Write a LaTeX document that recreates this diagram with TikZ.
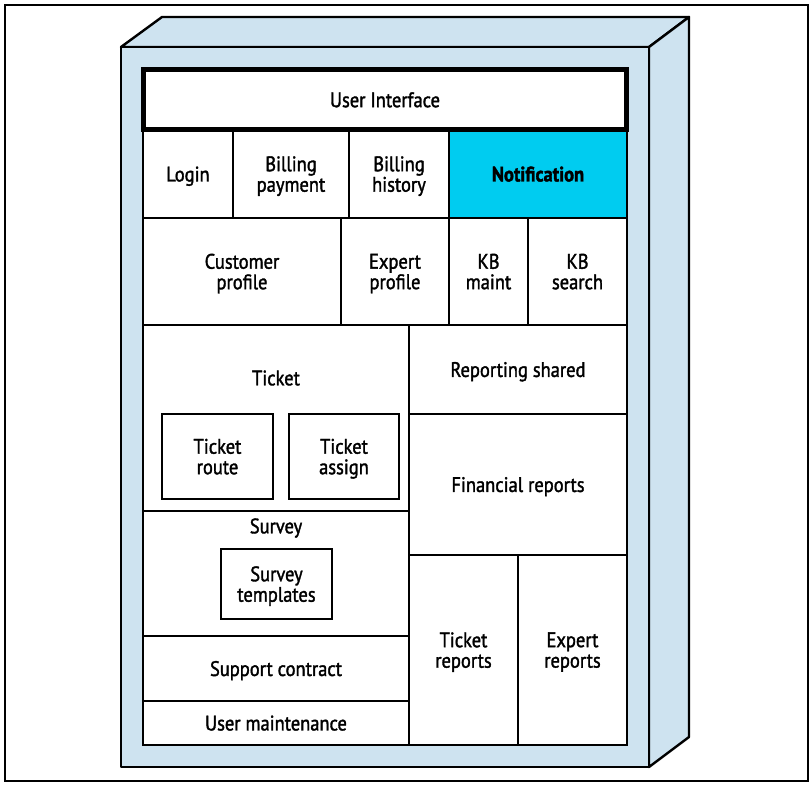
\documentclass[tikz,border=0pt]{standalone}
\usepackage{fontspec}
\setmainfont{PT Sans}[FakeStretch=0.88,FakeBold=1.6]
\usepackage{tikz}
\usetikzlibrary{positioning}
\definecolor{shell}{RGB}{206,227,240}
\definecolor{hilite}{RGB}{0,204,240}
\newcommand{\lbfont}{\fontsize{21}{20.5}\selectfont}
\tikzset{
  face/.style={draw=black,fill=shell,line width=2.4pt,line join=round},
  cell/.style={rectangle,draw=black,fill=white,line width=2pt,inner sep=0pt,align=center,font=\lbfont,text depth=0pt},
  cellhi/.style={cell,fill=hilite,font=\lbfont\bfseries},
  ui/.style={cell,line width=5pt},
  sub/.style={cell,line width=2pt},
  lb/.style={font=\lbfont,align=center},
}

\begin{document}
\begin{tikzpicture}[x=1pt,y=-1pt]
\useasboundingbox (0,0) rectangle (811,786);
\draw[line width=1.5pt] (5,5) rectangle (808,781);
% the shell: top, side, then the front face on top of both
\draw[face] (121,47) -- (162,17) -- (689,17) -- (649,47) -- cycle;
\draw[face] (649,47) -- (689,17) -- (689,737) -- (649,767) -- cycle;
\draw[face] (121,47) rectangle (649,767);
% row one
\node[cell,minimum width=90,minimum height=88] (login) at (188,174) {Login};
\node[cell,minimum width=116,minimum height=88] (billpay) at (291,174) {Billing\\payment};
\node[cell,minimum width=100,minimum height=88] (billhist) at (399,174) {Billing\\history};
\node[cellhi,minimum width=178,minimum height=88] (notif) at (538,174) {Notification};
% row two
\node[cell,minimum width=198,minimum height=107] (custprof) at (242,271.5) {Customer\\profile};
\node[cell,minimum width=108,minimum height=107] (expprof) at (395,271.5) {Expert\\profile};
\node[cell,minimum width=79,minimum height=107] (kbmaint) at (488.5,271.5) {KB\\maint};
\node[cell,minimum width=99,minimum height=107] (kbsearch) at (577.5,271.5) {KB\\search};
% left column, with the parts nested inside ticket and survey
\node[cell,minimum width=266,minimum height=186] (ticket) at (276,418) {};
\node[lb] (tickettl) at (276,378) {Ticket};
\node[sub,minimum width=111,minimum height=85] (route) at (217.5,456.5) {Ticket\\route};
\node[sub,minimum width=110,minimum height=85] (assign) at (344,456.5) {Ticket\\assign};
\node[cell,minimum width=266,minimum height=125] (survey) at (276,573.5) {};
\node[lb] (surveytl) at (276,528) {Survey};
\node[sub,minimum width=111,minimum height=70] (templ) at (276.5,584) {Survey\\templates};
\node[cell,minimum width=266,minimum height=65] (contract) at (276,668.5) {Support contract};
\node[cell,minimum width=266,minimum height=44] (usermaint) at (276,723) {User maintenance};
% right column
\node[cell,minimum width=218,minimum height=89] (repshared) at (518,369.5) {Reporting shared};
\node[cell,minimum width=218,minimum height=141] (finrep) at (518,484.5) {Financial reports};
\node[cell,minimum width=109,minimum height=190] (tickrep) at (463.5,650) {Ticket\\reports};
\node[cell,minimum width=109,minimum height=190] (exprep) at (572.5,650) {Expert\\reports};
\node[ui,minimum width=483,minimum height=60.5] (uinter) at (385,99.75) {User Interface};
\end{tikzpicture}
\end{document}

###

Without including any pictures, reproduce the listing exactly.

Write a LaTeX document that recreates this diagram with TikZ.
\documentclass[tikz,border=0pt]{standalone}
\usepackage{fontspec}
\setmainfont{PT Sans}[FakeStretch=0.88,FakeBold=1.6]
\usepackage{tikz}
\usetikzlibrary{positioning}
\definecolor{shell}{RGB}{206,227,240}
\definecolor{hilite}{RGB}{0,204,240}
\newcommand{\lbfont}{\fontsize{21}{20.5}\selectfont}
\tikzset{
  face/.style={draw=black,fill=shell,line width=2.4pt,line join=round},
  cell/.style={rectangle,draw=black,fill=white,line width=2pt,inner sep=0pt,align=center,font=\lbfont,text depth=0pt},
  cellhi/.style={cell,fill=hilite,font=\lbfont\bfseries},
  ui/.style={cell,line width=5pt},
  sub/.style={cell,line width=2pt},
  lb/.style={font=\lbfont,align=center},
}

\begin{document}
\begin{tikzpicture}[x=1pt,y=-1pt]
\useasboundingbox (0,0) rectangle (811,786);
\draw[line width=1.5pt] (5,5) rectangle (808,781);
% the shell: top, side, then the front face on top of both
\draw[face] (121,47) -- (162,17) -- (689,17) -- (649,47) -- cycle;
\draw[face] (649,47) -- (689,17) -- (689,737) -- (649,767) -- cycle;
\draw[face] (121,47) rectangle (649,767);
% row one
\node[cell,minimum width=90,minimum height=88] (login) at (188,174) {Login};
\node[cell,minimum width=116,minimum height=88] (billpay) at (291,174) {Billing\\payment};
\node[cell,minimum width=100,minimum height=88] (billhist) at (399,174) {Billing\\history};
\node[cellhi,minimum width=178,minimum height=88] (notif) at (538,174) {Notification};
% row two
\node[cell,minimum width=198,minimum height=107] (custprof) at (242,271.5) {Customer\\profile};
\node[cell,minimum width=108,minimum height=107] (expprof) at (395,271.5) {Expert\\profile};
\node[cell,minimum width=79,minimum height=107] (kbmaint) at (488.5,271.5) {KB\\maint};
\node[cell,minimum width=99,minimum height=107] (kbsearch) at (577.5,271.5) {KB\\search};
% left column, with the parts nested inside ticket and survey
\node[cell,minimum width=266,minimum height=186] (ticket) at (276,418) {};
\node[lb] (tickettl) at (276,378) {Ticket};
\node[sub,minimum width=111,minimum height=85] (route) at (217.5,456.5) {Ticket\\route};
\node[sub,minimum width=110,minimum height=85] (assign) at (344,456.5) {Ticket\\assign};
\node[cell,minimum width=266,minimum height=125] (survey) at (276,573.5) {};
\node[lb] (surveytl) at (276,528) {Survey};
\node[sub,minimum width=111,minimum height=70] (templ) at (276.5,584) {Survey\\templates};
\node[cell,minimum width=266,minimum height=65] (contract) at (276,668.5) {Support contract};
\node[cell,minimum width=266,minimum height=44] (usermaint) at (276,723) {User maintenance};
% right column
\node[cell,minimum width=218,minimum height=89] (repshared) at (518,369.5) {Reporting shared};
\node[cell,minimum width=218,minimum height=141] (finrep) at (518,484.5) {Financial reports};
\node[cell,minimum width=109,minimum height=190] (tickrep) at (463.5,650) {Ticket\\reports};
\node[cell,minimum width=109,minimum height=190] (exprep) at (572.5,650) {Expert\\reports};
\node[ui,minimum width=483,minimum height=60.5] (uinter) at (385,99.75) {User Interface};
\end{tikzpicture}
\end{document}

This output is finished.